Jorge, who interrogates one of Giselle's business partners, learns that Rocio was sold to the Revolutionary Armed Forces of Colombia, who are entrenched deep in the Amazon natural region. Jorge advises Tim that there is no way to retrieve the girl, because the region is largely unmapped jungle wilderness, and any rebel territory is a no-go zone for the Colombian government. Vampiro suggests an alternative course of action stating that doctors are permitted into the region for medical reasons, which gives Tim the idea to pose as doctors. Jorge reluctantly agrees to the dangerous operation. After Jorge drives them as far as the dirt road will allow them to travel Tim and Vampiro attempt to enter enemy territory in disguise and alone in a boat. The rebels soon rock up in a boat all guns blazing and after checking their supplies and seeing that they are unarmed and only carrying vaccines, they refuse to let more than one of them enter, leaving Tim to enter the area alone. 

Tim gains access to the rebel camp where Rocio is being held and learns that she is being used as the personal sex slave for the rebel leader, El Alacran ('the scorpion' - Gerardo Taracena), and along with others is required to mash coca leaves with her feet to produce cocaine which funds the rebel war against the Colombian government. Tim comes across Rocio while she is doing this at the end of the day, and whispers her name, to which she eventually responds.

Later that evening after Tim has located Rocio sleeping in El Alacran's hut, Tim is forced to kill him while freeing Rocio. Tim and Rocio, under cover of darkness, make their way back through the jungle undergrowth to the boat and then the designated pick up point with Jorge and Vampiro are waiting. Despite the rebels being in hot pursuit and firing on them, having discovered their fearless leaders lifeless body, Tim brings Rocio back to freedom. Before they part, he gives her back the necklace Miguel gave him earlier. Rocio wakes in a hospital bed when she is finally reunited with her father and brother, and the family later return home to Honduras. Stay in your seat for a 'Special Message' given by Jim Caviezel about three minutes after the end credits have begun to roll. 
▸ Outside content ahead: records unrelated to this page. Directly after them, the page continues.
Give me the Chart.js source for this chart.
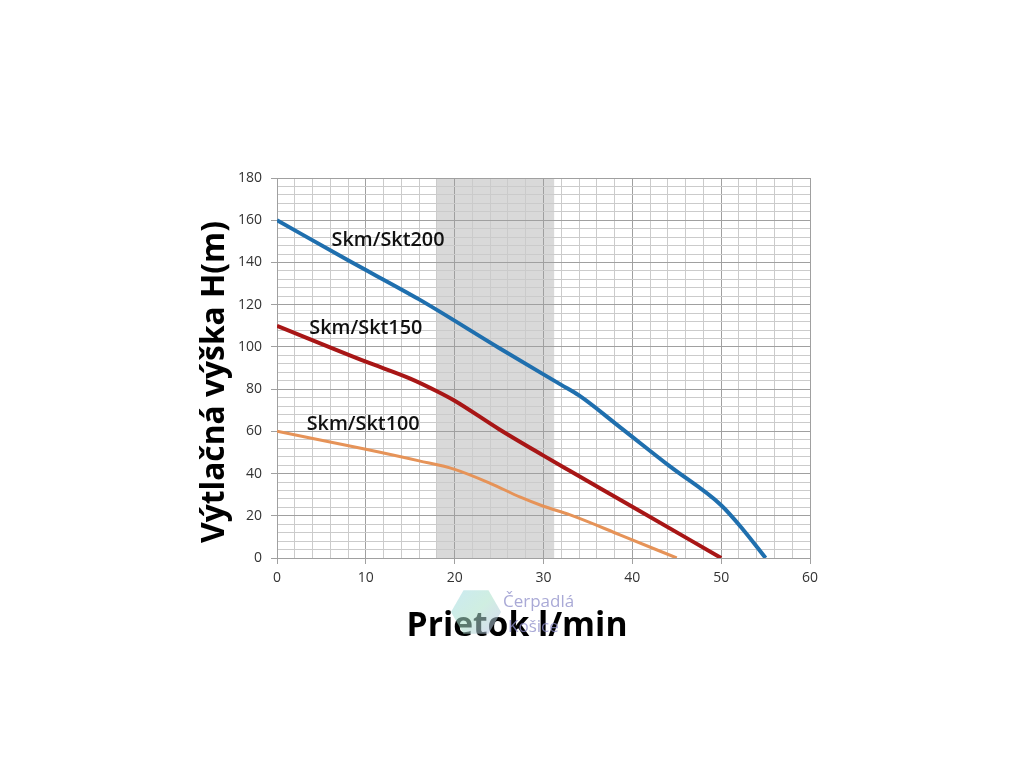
<!DOCTYPE html>
<html>
<head>
<meta charset="utf-8">
<script src="https://cdn.jsdelivr.net/npm/chart.js@4"></script>
<style>
html,body{margin:0;padding:0;background:#fff;}
#wrap{width:1024px;height:768px;position:relative;}
</style>
</head>
<body>
<div id="wrap"><canvas id="c" width="1024" height="768"></canvas></div>
<script>
// ---- data ----
const seriesNames = ['Skm/Skt200', 'Skm/Skt150', 'Skm/Skt100'];
const flow200 = [0, 8, 16, 25, 32, 34, 38.6, 44.2, 50, 52.5, 55];
const head200 = [160, 141, 122.5, 99.5, 82, 77, 62, 43.5, 25, 13.3, 0];
const flow150 = [0, 10, 15, 18, 20, 25, 30, 33, 40, 50];
const head150 = [110, 93, 85, 79, 74.5, 61, 48.5, 41.2, 24.3, 0];
const flow100 = [0, 10, 16, 20, 24, 27.4, 30, 33, 38.6, 45];
const head100 = [60, 51.5, 46, 42, 35.4, 28.8, 24.5, 20.4, 11, 0];
const xTicks = [0, 10, 20, 30, 40, 50, 60];
const yTicks = [0, 20, 40, 60, 80, 100, 120, 140, 160, 180];
const bandRange = [18, 31.2];
const xTitle = 'Prietok l/min';
const yTitle = 'Výtlačná výška H(m)';
const watermark = ['Čerpadlá', 'Košice'];

function pts(xs, ys) { return xs.map((x, i) => ({x: x, y: ys[i]})); }

const labelPos = [[12.5, 150.5], [10.0, 109], [9.7, 63.5]];

function fitFont(ctx, weight, family, text, target) {
  ctx.font = weight + ' 30px ' + family;
  const w = ctx.measureText(text).width;
  const fs = 30 * target / w;
  ctx.font = weight + ' ' + fs.toFixed(2) + 'px ' + family;
}

const overlay = {
  id: 'overlay',
  beforeDraw(chart) {
    const {ctx, chartArea, scales} = chart;
    const x0 = scales.x.getPixelForValue(bandRange[0]);
    const x1 = scales.x.getPixelForValue(bandRange[1]);
    ctx.save();
    ctx.fillStyle = '#d9d9d9';
    ctx.fillRect(x0, chartArea.top, x1 - x0, chartArea.bottom - chartArea.top);
    ctx.restore();
  },
  afterDatasetsDraw(chart) {
    const {ctx, scales} = chart;
    ctx.save();
    ctx.fillStyle = '#111';
    ctx.textAlign = 'center';
    ctx.textBaseline = 'middle';
    seriesNames.forEach((n, i) => {
      fitFont(ctx, '600', '"Open Sans"', n, 113);
      ctx.fillText(n, scales.x.getPixelForValue(labelPos[i][0]), scales.y.getPixelForValue(labelPos[i][1]));
    });
    ctx.fillStyle = '#000';
    fitFont(ctx, 'bold', '"Open Sans"', xTitle, 221);
    ctx.fillText(xTitle, 517, 626);
    fitFont(ctx, 'bold', '"Open Sans"', yTitle, 322);
    ctx.translate(215, 382);
    ctx.rotate(-Math.PI / 2);
    ctx.fillText(yTitle, 0, 0);
    ctx.restore();
    // watermark
    ctx.save();
    ctx.globalAlpha = 0.55;
    const cx = 476, cy = 612, r = 25;
    const g = ctx.createLinearGradient(cx - r, cy - r, cx + r, cy + r);
    g.addColorStop(0, '#9fd8e8');
    g.addColorStop(0.5, '#a8e0c8');
    g.addColorStop(1, '#b8b8e8');
    ctx.fillStyle = g;
    ctx.beginPath();
    for (let k = 0; k < 6; k++) {
      const a = Math.PI / 3 * k;
      const px = cx + r * Math.cos(a), py = cy + r * Math.sin(a);
      if (k === 0) ctx.moveTo(px, py); else ctx.lineTo(px, py);
    }
    ctx.closePath();
    ctx.fill();
    ctx.globalAlpha = 0.75;
    ctx.fillStyle = '#8c8cc8';
    ctx.font = '17px "Open Sans"';
    ctx.textAlign = 'left';
    ctx.textBaseline = 'middle';
    ctx.fillText(watermark[0], 503, 602);
    ctx.fillText(watermark[1], 508, 627);
    ctx.restore();
  }
};

const tickFont = {family: '"Open Sans"', size: 14};

new Chart(document.getElementById('c'), {
  type: 'line',
  data: {
    datasets: [
      {label: seriesNames[0], data: pts(flow200, head200), borderColor: '#1f6fae', borderWidth: 4},
      {label: seriesNames[1], data: pts(flow150, head150), borderColor: '#a81616', borderWidth: 4},
      {label: seriesNames[2], data: pts(flow100, head100), borderColor: '#e69358', borderWidth: 3}
    ]
  },
  options: {
    responsive: false,
    animation: false,
    devicePixelRatio: 1,
    layout: {padding: {left: 0, top: 178, right: 214, bottom: 0}},
    elements: {point: {radius: 0}, line: {cubicInterpolationMode: 'monotone', borderCapStyle: 'butt'}},
    plugins: {legend: {display: false}, tooltip: {enabled: false}},
    scales: {
      x: {
        type: 'linear', min: 0, max: 60,
        afterFit(s) { s.height = 210; },
        ticks: {
          stepSize: 2, autoSkip: false, maxRotation: 0, color: '#333', font: tickFont, padding: 6,
          callback: v => xTicks.includes(v) ? String(v) : ''
        },
        grid: {
          color: c => (c.tick && c.tick.value % 10 === 0) ? '#a0a0a0' : '#cbcbcb',
          tickColor: c => (c.tick && c.tick.value % 10 === 0) ? '#a0a0a0' : 'rgba(0,0,0,0)',
          tickLength: 6, lineWidth: 1
        },
        border: {color: '#a0a0a0'}
      },
      y: {
        type: 'linear', min: 0, max: 180,
        afterFit(s) { s.width = 277; },
        ticks: {
          stepSize: 4, autoSkip: false, color: '#333', font: tickFont, padding: 9,
          callback: v => yTicks.includes(v) ? String(v) : ''
        },
        grid: {
          color: c => (c.tick && c.tick.value % 20 === 0) ? '#a0a0a0' : '#cbcbcb',
          tickColor: c => (c.tick && c.tick.value % 20 === 0) ? '#a0a0a0' : 'rgba(0,0,0,0)',
          tickLength: 6, lineWidth: 1
        },
        border: {color: '#a0a0a0'}
      }
    }
  },
  plugins: [overlay]
});
</script>
</body>
</html>
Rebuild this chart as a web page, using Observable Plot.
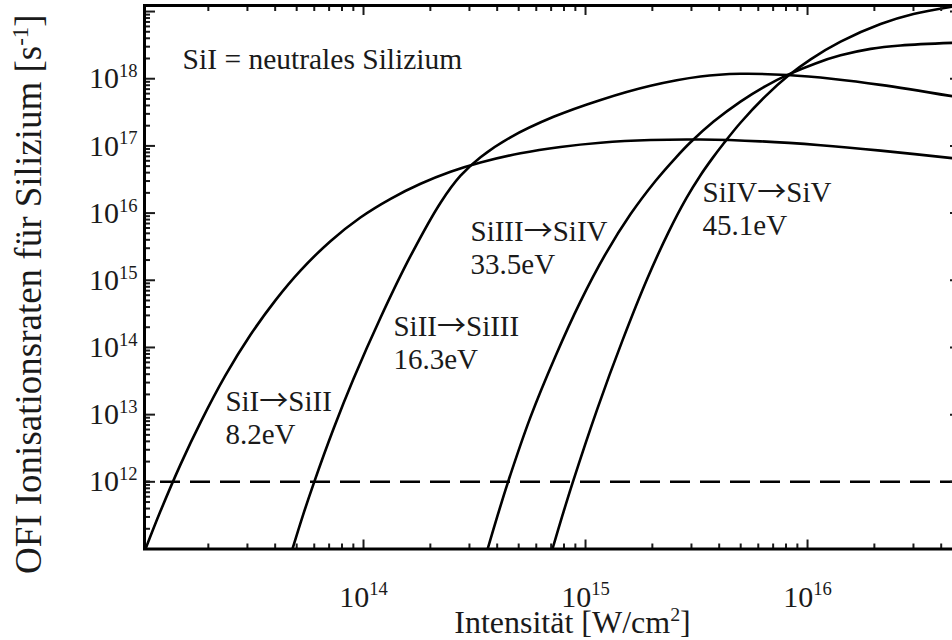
<!DOCTYPE html>
<html>
<head>
<meta charset="utf-8">
<script src="https://cdn.jsdelivr.net/npm/d3@7"></script>
<script src="https://cdn.jsdelivr.net/npm/@observablehq/plot@0.6"></script>
<style>
  html, body { margin: 0; padding: 0; background: #fff; overflow: hidden; }
  #chart svg { display: block; max-width: none !important; }
</style>
</head>
<body>
<div id="chart"></div>
<script>
// OFI ionization rates of silicon charge states versus laser intensity.
// Each point: [log10 intensity in W/cm², log10 rate in 1/s]
const siI_II = [
  [13.018, 11.000], [13.086, 11.568], [13.176, 12.260], [13.266, 12.885], [13.378, 13.583],
  [13.491, 14.188], [13.604, 14.705], [13.716, 15.144], [13.851, 15.582], [13.986, 15.935],
  [14.122, 16.213], [14.257, 16.436], [14.392, 16.615], [14.527, 16.753], [14.707, 16.890],
  [14.887, 16.985], [15.068, 17.048], [15.293, 17.088], [15.518, 17.095], [15.788, 17.068],
  [16.059, 17.010], [16.329, 16.930], [16.689, 16.805]
];
const siII_III = [
  [13.680, 11.000], [13.725, 11.479], [13.775, 11.970], [13.865, 12.789], [13.955, 13.533],
  [14.077, 14.446], [14.212, 15.362], [14.347, 16.155], [14.437, 16.557], [14.527, 16.832],
  [14.662, 17.128], [14.856, 17.433], [15.068, 17.685], [15.293, 17.896], [15.518, 18.034],
  [15.698, 18.073], [15.910, 18.055], [16.117, 17.997], [16.329, 17.909], [16.689, 17.719]
];
const siIII_IV = [
  [14.559, 11.000], [14.604, 11.499], [14.649, 11.978], [14.752, 12.963], [14.865, 13.874],
  [14.977, 14.683], [15.090, 15.390], [15.203, 15.985], [15.315, 16.478], [15.405, 16.820],
  [15.473, 17.054], [15.577, 17.362], [15.698, 17.660], [15.811, 17.891], [15.910, 18.057],
  [16.036, 18.228], [16.149, 18.348], [16.284, 18.444], [16.419, 18.495], [16.689, 18.539]
];
const siIV_V = [
  [14.851, 11.000], [14.896, 11.499], [14.941, 11.978], [15.054, 13.094], [15.167, 14.109],
  [15.279, 15.030], [15.374, 15.717], [15.455, 16.226], [15.518, 16.564], [15.572, 16.818],
  [15.622, 17.036], [15.698, 17.345], [15.811, 17.741], [15.910, 18.036], [16.014, 18.289],
  [16.149, 18.552], [16.329, 18.814], [16.477, 18.963], [16.689, 19.092]
];

// Reference rate marked by the dashed line (1/s)
const thresholdRate = [1e12];

// Axis extents (log10) and tick decades
const xExtent = [13.0135, 16.689];
const yExtent = [11.0, 19.09];
const xDecades = [13, 14, 15, 16];
const yDecades = [11, 12, 13, 14, 15, 16, 17, 18, 19];
const xLabelExponents = [14, 15, 16];
const yLabelExponents = [12, 13, 14, 15, 16, 17, 18];

// Text labels placed by their top-left corner: log10 intensity, log10 rate
const annotations = [
  {text: "SiI = neutrales Silizium", lx: 13.185, ly: 18.493, size: 29.5},
  {text: "SiI\u2192SiII\n8.2eV", lx: 13.378, ly: 13.403, size: 29},
  {text: "SiII\u2192SiIII\n16.3eV", lx: 14.135, ly: 14.519, size: 29},
  {text: "SiIII\u2192SiIV\n33.5eV", lx: 14.482, ly: 15.933, size: 29},
  {text: "SiIV\u2192SiV\n45.1eV", lx: 15.527, ly: 16.513, size: 29}
];

const xTitle = "Intensität [W/cm^{2}]";
const yTitle = "OFI Ionisationsraten für Silizium [s^{-1}]";

const series = [
  ["SiI-SiII", siI_II], ["SiII-SiIII", siII_III],
  ["SiIII-SiIV", siIII_IV], ["SiIV-SiV", siIV_V]
];
const curves = series.flatMap(([name, pts]) =>
  pts.map(([li, lr]) => ({name, I: 10 ** li, rate: 10 ** lr})));

const xDomain = xExtent.map(e => 10 ** e);
const yDomain = yExtent.map(e => 10 ** e);
const inDomain = (v, [lo, hi]) => v >= lo * 0.9999 && v <= hi * 1.0001;
const majors = (decs, dom) => decs.map(d => 10 ** d).filter(v => inDomain(v, dom));
const minors = (decs, dom) => decs.flatMap(d => [2, 3, 4, 5, 6, 7, 8, 9].map(k => k * 10 ** d)).filter(v => inDomain(v, dom));

const xMajor = majors(xDecades, xDomain), xMinor = minors(xDecades, xDomain);
const yMajor = majors(yDecades, yDomain), yMinor = minors(yDecades, yDomain);

const blank = () => "";
const tickStyle = {label: null, tickFormat: blank, strokeWidth: 2};

const chart = Plot.plot({
  width: 962,
  height: 640,
  marginLeft: 144,
  marginRight: 2,
  marginTop: 5,
  marginBottom: 91.5,
  style: {fontFamily: "'Liberation Serif', 'Times New Roman', serif", fontSize: "29px", color: "#1a1a1a", background: "#fff"},
  x: {type: "log", domain: xDomain},
  y: {type: "log", domain: yDomain},
  marks: [
    Plot.ruleY(thresholdRate, {stroke: "#000", strokeWidth: 2.6, strokeDasharray: "20,10", strokeDashoffset: 14}),
    Plot.line(curves, {x: "I", y: "rate", z: "name", stroke: "#000", strokeWidth: 2.6, curve: "catmull-rom", clip: true}),

    // inward ticks on all four sides
    Plot.axisX(xMajor, {...tickStyle, anchor: "bottom", tickSize: 9, dy: -9}),
    Plot.axisX(xMinor, {...tickStyle, anchor: "bottom", tickSize: 5, dy: -5}),
    Plot.axisX(xMajor, {...tickStyle, anchor: "top", tickSize: 9, dy: 9}),
    Plot.axisX(xMinor, {...tickStyle, anchor: "top", tickSize: 5, dy: 5}),
    Plot.axisY(yMajor, {...tickStyle, anchor: "left", tickSize: 11, dx: 11}),
    Plot.axisY(yMinor, {...tickStyle, anchor: "left", tickSize: 6, dx: 6}),
    Plot.axisY(yMajor, {...tickStyle, anchor: "right", tickSize: 11, dx: -11}),
    Plot.axisY(yMinor, {...tickStyle, anchor: "right", tickSize: 6, dx: -6}),
    Plot.frame({stroke: "#000", strokeWidth: 3}),

    // decade labels
    Plot.text(xLabelExponents, {x: e => 10 ** e, frameAnchor: "bottom", lineAnchor: "middle", dy: 48, fontSize: 30, text: e => `10^{${e}}`}),
    Plot.text(yLabelExponents, {y: e => 10 ** e, frameAnchor: "left", dx: -7, textAnchor: "end", fontSize: 30, text: e => `10^{${e}}`}),

    // axis titles
    Plot.text([xTitle], {text: d => d, frameAnchor: "bottom", lineAnchor: "middle", textAnchor: "middle", dx: 20, dy: 74, fontSize: 32}),
    Plot.text([yTitle], {text: d => d, frameAnchor: "left", lineAnchor: "middle", textAnchor: "middle", dx: -115, dy: 17, rotate: -90, fontSize: 37}),

    // transition labels
    Plot.text(annotations, {x: d => 10 ** d.lx, y: d => 10 ** d.ly, text: "text", textAnchor: "start", lineAnchor: "top", lineHeight: 1.14, fontSize: "size"})
  ]
});

const SVGNS = "http://www.w3.org/2000/svg";
const tspan = (txt, attrs = {}) => {
  const t = document.createElementNS(SVGNS, "tspan");
  t.textContent = txt;
  for (const [k, v] of Object.entries(attrs)) t.setAttribute(k, v);
  return t;
};

// Turn "^{...}" markup into raised, smaller tspans
const SUP = 0.62, RAISE = 0.6;
d3.select(chart).selectAll("text").each(function () {
  const el = this;
  if (el.querySelector("tspan")) return;
  const s = el.textContent;
  if (!s.includes("^{")) return;
  const parts = s.split(/(\^\{[^}]*\})/).filter(p => p.length);
  el.textContent = "";
  let raised = false;
  for (const p of parts) {
    if (p.startsWith("^{")) {
      el.appendChild(tspan(p.slice(2, -1), {"font-size": `${SUP * 100}%`, dy: `${-RAISE}em`}));
      raised = true;
    } else {
      el.appendChild(tspan(p, raised ? {dy: `${RAISE * SUP}em`} : {}));
      raised = false;
    }
  }
});

// Draw the transition arrows with a thin full-width glyph
d3.select(chart).selectAll("text, tspan").each(function () {
  const el = this;
  if (el.children.length || !el.textContent.includes("\u2192")) return;
  const [a, b] = el.textContent.split("\u2192");
  el.textContent = "";
  el.appendChild(document.createTextNode(a));
  el.appendChild(tspan("\u2192", {"font-family": "'Noto Sans CJK SC', 'DejaVu Sans', sans-serif"}));
  el.appendChild(document.createTextNode(b));
});

document.getElementById("chart").appendChild(chart);
</script>
</body>
</html>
It's easy to see why this movie has resonated with audiences more than it has with critics. From an audience perspective this is a real life telling of a sombre, at times heart wrenching, thought provoking issue writ large on a global scale that for the most part we get to hear very little about as we go about our daily lives. It's not until a film like this comes along that slaps you around the face and tells you to wake up and do something about the fact that there are now more people enslaved today than at any other time in our history, including when slavery was legal. From a critical standpoint this film is a procedural cops & robbers story that has more in common with the TV series of the last ten or fifteen years a la 'Criminal Minds' et al. That said Jim Caviezel is well cast as Tim Ballard and gives a nuanced performance, and Bill Camp as the constant stogie smoking, whisky swilling and wise cracking sidekick Vampiro also holds his own here. And as for Director Alejandro Monteverde, he has crafted a well made thriller that tells an important story that will give you something to think about long after the end credits have rolled. 

'Sound of Freedom' merits four claps of the Odeon Online clapperboard from a possible five claps.